The old site had grown over several years into a jumble of FAQ’s, outdated information, and circuitous navigation. The new site would center around helping taxpayers understand their issues, breaking it down into understandable chunks, and presenting information in a way that was readable, and frankly, less terrifying than most tax information.
We also wanted the site to be modern, searchable, and fully responsive.
To create a really taxpayer-focused product, we had to figure out what our voice was meant to be.
The Toolkit should be direct, but not forceful; friendly, but not pandering; expert, but with limited jargon.

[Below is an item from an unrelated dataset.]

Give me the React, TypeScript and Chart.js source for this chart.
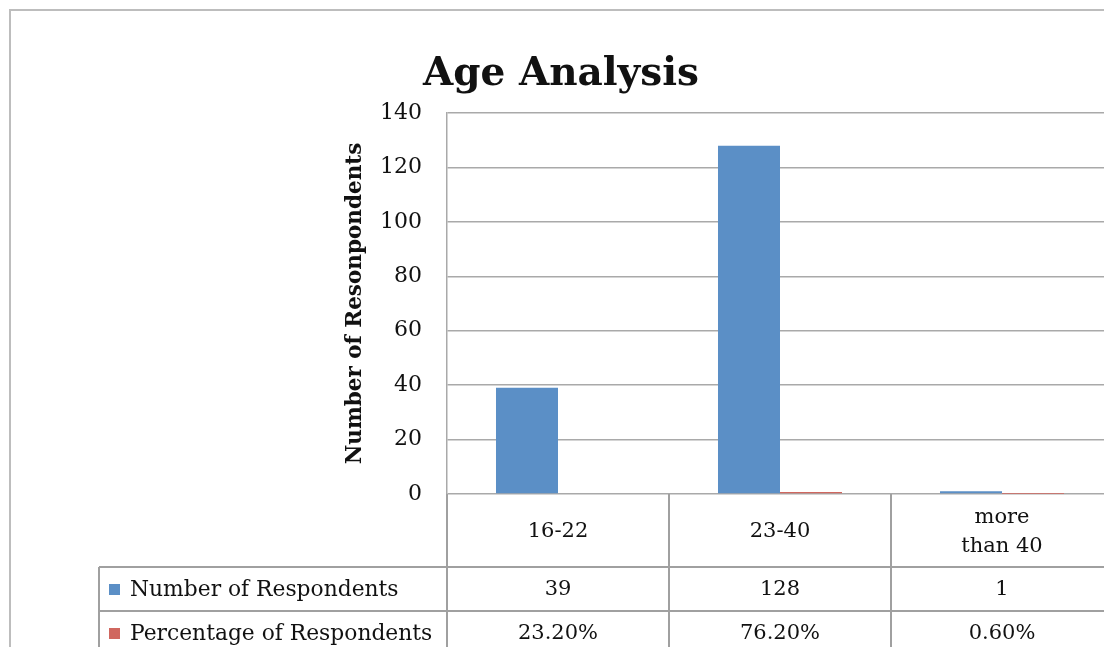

This would be a complete change from the way that most of the subject matter experts were used to writing. One of the things I like best about content strategy is that it can’t be done alone, so you have to figure out how to help others understand the value of a user-focused approach, and the power of speaking clearly.
Developing a content production and clearance process was crucial to the site ever launching. It involved teams of writers and subject matter experts creating content that was factually accurate and plain language, and then a series of legal, subject, and editorial reviews to ensure that the information we were providing was correct and understandable.
Before launch, we used IRS usability labs to do in-person UX testing. As the lab was in a Wyoming office that mostly handled paperwork processing, we were able to get federal employees with little to no tax knowledge to test the site.
In the months after launch, we also took the site to tax forums around the country and did in-person testing, to see how the site could serve tax professionals who wanted clear content to share with their clients.